Inverse Innovations, an online presence, named Kiowa County USD 422 schools number one in the the world in futuristic school rankings. The Mavericks were sited for having the top spot for energetic classrooms.
Personnel at USD 422 Kiowa County went through a tremendous struggle to provide school space and classrooms for students after the 2007 tornado destroyed the district's facilities. Now, 10 years later, a surprise award naming the Kiowa County Mavericks number 1 in futuristic schools can be attributed to the rebuilding made necessary by that devastating event.
"We didn't have anything to do with applying for this award. We didn't really even know anything about it," said Superintendent Staci Derstein. "But it is a very nice honor, one for which we can certainly thank the architects who helped us design this school."
Derstein was an elementary superintendent when the school was extensively damaged by the tornado on 2007. She, then high school superintendent Darin Headrick, and high school principal Randy Fulton met repeatedly with the architects hired to rebuild the school to discuss ideas and put energy saving plans into motion.
"It was an incredibly busy time," Derstein said. "We were all busy planning this school, rebuilding our own personal homes with our families, continuing with all of our administrative duties. I'm not sure how we survived but we did, and there are a lot of things about this school that we are very proud of."
Kiowa County Schools were named the first place futuristic school by a group called Inverse Innovations with rankings that appeared online earlier this week.
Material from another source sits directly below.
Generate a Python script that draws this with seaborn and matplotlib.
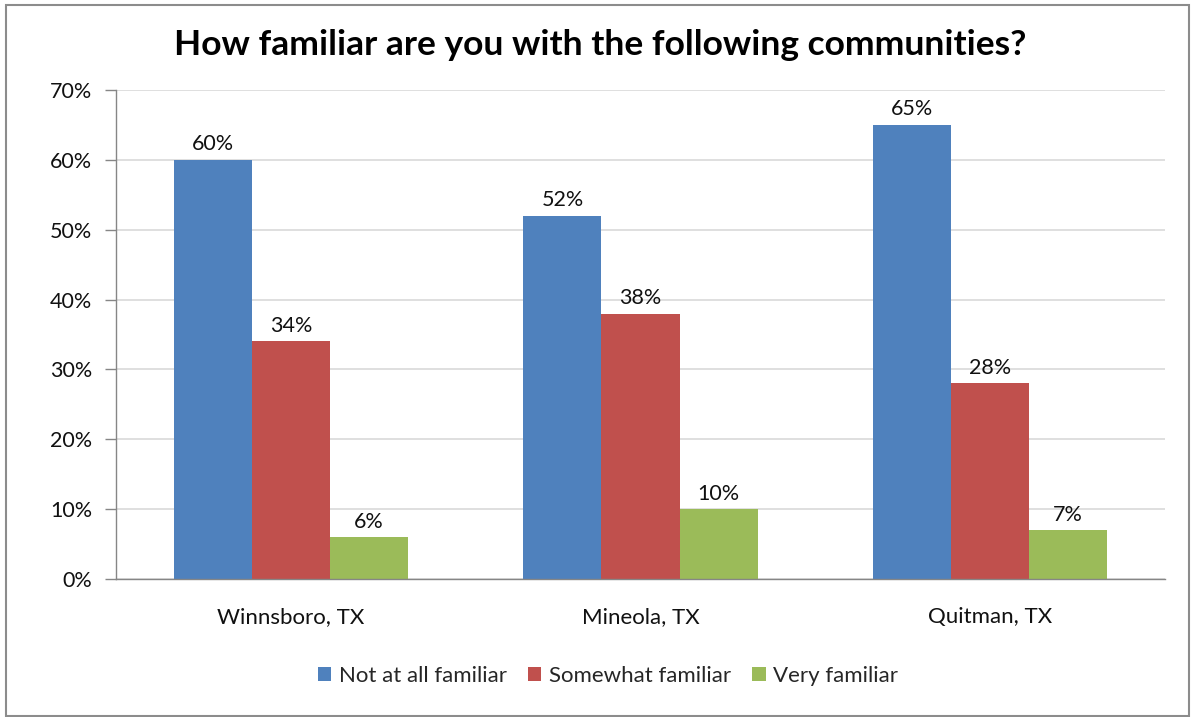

USD specifically was called the best in Energetic Classrooms with their "paragon of sustainability." Inverse.com notes that the school relies on geothermal heating and uses natural light as well as an on-site windmill for energy supply.
Unfortunately, the school's wind charger has not been in operation for several months, halted from harnessing wind power because of difficulties with certification.
"When the wind turbine at the hospital went down, we determined it was in the best interest to not use this one until we could find out what the problems with the other one were," Derstein said. "There is nothing wrong with this one at the high school, but the manufacturer is no longer in existence and we are having trouble getting it certified to produce energy again."
Other than the wind turbine trouble, Derstein was happy to say that the other energy-saving measures incorporated into the school's buildings were greatly appreciated and successfully working.
"I really like the polished concrete floors," she said. "They are very low maintenance and while other schools have their staff spending the summer stripping and waxing their tile floors, ours require very little to look nice."
Derstein also said the schools air handling system was the best of the best with CO2 monitors in the rooms and a very clean ventilation system. Geothermal heat and indirect sun for lighting were ideas that were working well.
"Our rooms are actually very bright with the indirect sun light," Derstein said. "It sometimes makes it hard for the teachers to actually darken the rooms enough to show movies. But we do enjoy the low electrical bills for lighting."
So while the award for being number 1 in the nation for futuristic schools is a bit of a surprise the Greensburg-based school system, the reality of living with energy efficient innovations isn't out of the ordinary for teachers and students getting ready to start the 2017-2018 school year. Enrollment takes place August 9 and 10, with the first day of school on Thursday, August 24, 2017.